To the sophisticates who embrace postmodernism, it’s meaningless to ask whether the term "gulag" accurately describes US detention facilities or whether Bush really is guilty of war crimes. These claims are part of someone’s "narrative" and are thus as valid as any alternative "narrative." Besides, getting Schultz on Fox News or Hardball benefits the oppressed and discredits American culture, so this particular "narrative" is better than others — in this bizarro world where all beliefs are equally valid, but some are more equal than others.

Postmodernism is the rejection of reason and the Enlightenment, and all their concomitants and consequences, which can be summed up as "modernity." In an excellent essay, "The Party of Modernity," David Kelley says:

"Modernity" is the term that historians use to describe this individualist and rationalist culture. Modernity accompanied the growth of science, the Industrial Revolution, and the rise of capitalism and constitutional democracy. As a culture, however, it was an intellectual, not a material or political, phenomenon.
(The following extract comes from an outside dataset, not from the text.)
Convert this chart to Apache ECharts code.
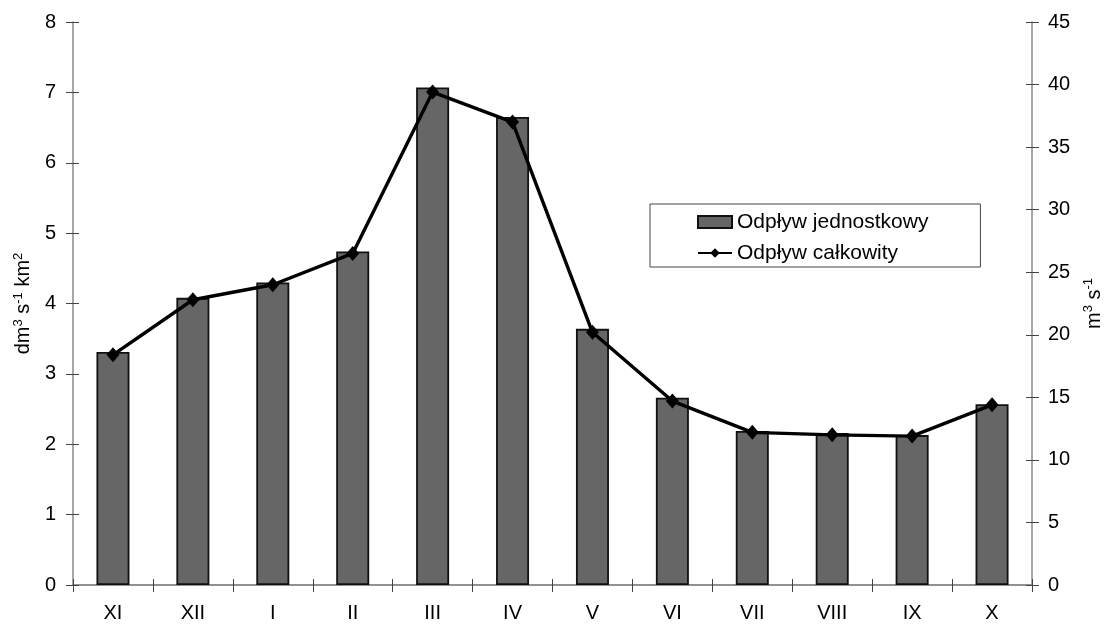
<!DOCTYPE html>
<html><head><meta charset="utf-8">
<script src="https://cdn.jsdelivr.net/npm/echarts@6/dist/echarts.min.js"></script>
<style>html,body{margin:0;padding:0;background:#fff}#c{width:1105px;height:625px}</style>
</head><body><div id="c"></div>
<script>
const categories = ['XI','XII','I','II','III','IV','V','VI','VII','VIII','IX','X'];
const unitRunoff = [3.31,4.08,4.30,4.74,7.07,6.65,3.64,2.66,2.19,2.16,2.13,2.57];
const totalRunoff = [18.4,22.8,24.0,26.5,39.4,37.0,20.2,14.7,12.2,12.0,11.9,14.4];
const seriesNames = ['Odpływ jednostkowy','Odpływ całkowity'];

const FONT = '"Liberation Sans", Arial, sans-serif';
const axisGray = '#8a8a8a';
const tickColor = '#444';
const chart = echarts.init(document.getElementById('c'));
const leftBase = {type:'value', min:0, max:8, interval:1, position:'left'};
const rightBase = {type:'value', min:0, max:45, interval:5, position:'right'};
const nameRich = {rich:{t:{fontFamily:FONT,fontSize:20,color:'#000'},s:{fontFamily:FONT,fontSize:13,color:'#000',verticalAlign:'top',padding:[0,0,11,0]}}};
chart.setOption({
  animation:false,
  backgroundColor:'#fff',
  grid:{left:73, right:73, top:22, bottom:40, containLabel:false, outerBoundsMode:'none'},
  legend:{
    orient:'vertical', left:650, top:204,
    padding:[7,52,3,47], itemGap:9, itemWidth:34, itemHeight:12,
    borderColor:'#444', borderWidth:1, backgroundColor:'#fff',
    textStyle:{fontFamily:FONT, fontSize:21, lineHeight:22, color:'#000'},
    data:[{name:seriesNames[0], icon:'rect'}, {name:seriesNames[1]}]
  },
  xAxis:[{
    type:'category', data:categories, position:'bottom',
    axisLine:{lineStyle:{color:axisGray, width:1.5}},
    axisTick:{show:true, length:7, alignWithLabel:false, lineStyle:{color:tickColor}},
    axisLabel:{fontFamily:FONT, fontSize:20, color:'#000', margin:18}
  },{
    type:'category', data:categories, position:'top',
    axisLine:{lineStyle:{color:axisGray, width:1.5}},
    axisTick:{show:false}, axisLabel:{show:false}
  },{
    type:'category', data:categories, position:'bottom', offset:0,
    axisLine:{show:false},
    axisTick:{show:true, inside:true, length:6, alignWithLabel:false, lineStyle:{color:tickColor}},
    axisLabel:{show:false}
  }],
  yAxis:[
    Object.assign({}, leftBase, {
      name:'{t|dm}{s|3}{t| s}{s|-1}{t| km}{s|2}', nameLocation:'middle', nameRotate:90, nameGap:35,
      nameTextStyle:nameRich,
      axisLine:{show:true, lineStyle:{color:axisGray, width:1.5}},
      axisTick:{show:true, length:7, lineStyle:{color:tickColor}},
      axisLabel:{fontFamily:FONT, fontSize:20, color:'#000', margin:17},
      splitLine:{show:false}
    }),
    Object.assign({}, leftBase, {
      axisLine:{show:false}, axisTick:{show:true, inside:true, length:6, lineStyle:{color:tickColor}},
      axisLabel:{show:false}, splitLine:{show:false}
    }),
    Object.assign({}, rightBase, {
      name:'{t|m}{s|3}{t| s}{s|-1}', nameLocation:'middle', nameRotate:90, nameGap:50,
      nameTextStyle:nameRich,
      axisLine:{show:true, lineStyle:{color:axisGray, width:1.5}},
      axisTick:{show:true, length:7, lineStyle:{color:tickColor}},
      axisLabel:{fontFamily:FONT, fontSize:20, color:'#000', margin:16},
      splitLine:{show:false}
    }),
    Object.assign({}, rightBase, {
      axisLine:{show:false}, axisTick:{show:true, inside:true, length:6, lineStyle:{color:tickColor}},
      axisLabel:{show:false}, splitLine:{show:false}
    })
  ],
  series:[{
    name:seriesNames[0], type:'bar', yAxisIndex:0, data:unitRunoff, barWidth:33,
    itemStyle:{color:'#666666', borderColor:'#111', borderWidth:1.8}
  },{
    name:seriesNames[1], type:'line', yAxisIndex:2, data:totalRunoff,
    symbol:'diamond', symbolSize:[13,15], showSymbol:true,
    lineStyle:{color:'#000', width:3.4}, itemStyle:{color:'#000'}
  }]
});
</script></body></html>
It was the underlying constellation of beliefs, values, aspirations, and demands that led people in the West to alter their way of life profoundly.

Kelley notes that it’s modernity that the Islamofascists are bent on destroying:

It was obvious to virtually everyone that the World Trade Center was targeted because it represented freedom, secularism, tolerance, innovation, commercial enterprise, and the pursuit of happiness in this life. Our modernist values were thrown into sharp relief by the hatred they provoked in our enemies.

And this shared hatred for modernity explains, I believe, why so many leftists are sympathetic to or supportive of radical Islamists with whom, on the surface, they would seem to have little in common. Differences over burqas and bans on alcohol are trivial compared to all the more fundamental values that Islam’s advocates of 8th century life have in common with the anti-capitalist, anti-technology, socialist eco-freaks of the West.

Kelley argues that modernity also has many enemies on the right — the pre-modernists and cultural conservatives. But they’re a topic for another day.